Reste alors la comparaison et la critique par rapport à ce qu’on a connu depuis l’indépendance comme système de parti-Etat qui lui aussi a montré ses limites puisqu’il est tombé rapidement en déconfiture dés les premiers coups de semonce de ce qu’on a appelé tendancieusement « une révolution ».
Tous ces éléments font que les Tunisiens se divisent, non pas tant sur des projets clairs et tangibles, que sur des bribes d’idées et des modèles inachevés. Et ce, sans pour autant tenter d’élaborer une nouvelle synthèse politique qui permettra de jeter les bases d’une nouvelle unité nationale.
En outre, on note la désaffection des élites intellectuelles dont les raisons sont multiples et qui n’est pas due seulement à l’absence de liberté d’expression. Puisqu’on n’a pas vu jusqu’à maintenant un livre ou une étude censurée ; à moins de considérer les chroniqueurs comme de grands intellectuels. Ces derniers portent une grande part de responsabilité dans la création de ce désert intellectuel.
Vers une légitimité entachée?
Sur les réseaux sociaux, la campagne électorale bat son plein. Alors que dans les médias officiels et privés, elle attend le feu vert de l’ISIE ; et ce, conformément au nouveau dispositif mis en place.
Ainsi, le fameux article 54 fait figure d’épée de Damoclès surtout que l’instance de l’organisation des élections s’est accaparée elle-même ce pouvoir. Elle peut donc, à tout moment, porter plainte contre quiconque qu’elle juge comme contrevenant à la loi. Cette mesure risque d’entacher tout le processus électoral et c’est du pain béni pour ceux qui crient à l’absence de démocratie. Tandis qu’un débat libre aurait pu constituer un facteur de légitimation de l’opération électorale elle-même, indépendamment du vainqueur et aussi une occasion de rationaliser le débat politique et de calmer les esprits.

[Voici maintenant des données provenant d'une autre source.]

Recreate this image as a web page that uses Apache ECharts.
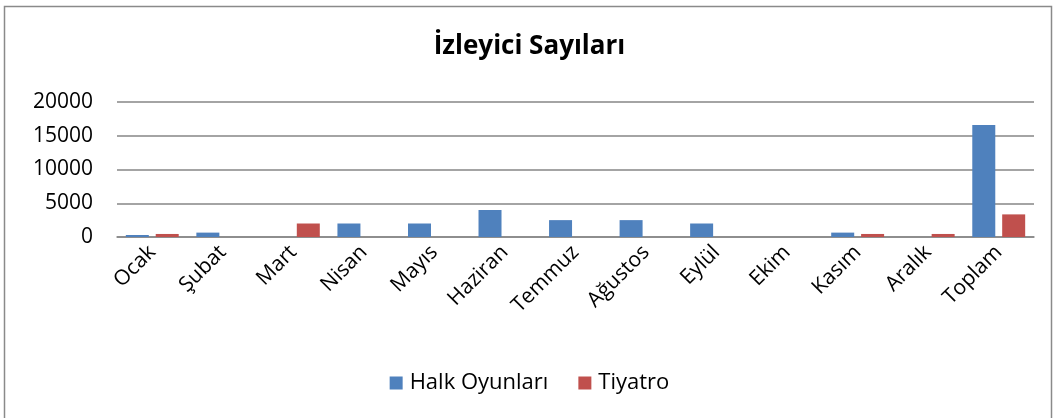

Mais la vraie légitimité sera donnée par les urnes. Personne d’autre n’a le monopole de la légitimité et elle commence par l’augmentation sensible du taux de participation le jour du scrutin. En attendant, il ne faut pas se perdre dans des conjectures, mais attendre la publication des vrais chiffres pour se prononcer.
Toutefois les instances chargées de veiller de la bonne tenue de l’opération doivent se mettre à l’écoute des critiques et rectifier au fur et à mesure. Car elles portent une responsabilité historique, en plus de leur responsabilité juridique.
Au fur et à mesure qu’on s’approche du jour du scrutin, la tension monte, ce qui est normal. Mais elle risque cette fois-ci de réveiller des passions, souffler sur les braises des clivages politiques et sociaux, enflammer les esprits et réveiller les démons qui sommeillent en chacun de nous. Une fois réveillés, il est difficile de les dompter, surtout après la déclaration des résultats finaux.
Le pays, rappelons-le, marche sur un fil et est dans un équilibre instable. Il en est donc de la responsabilité de tous de le préserver, car il y va de notre devenir.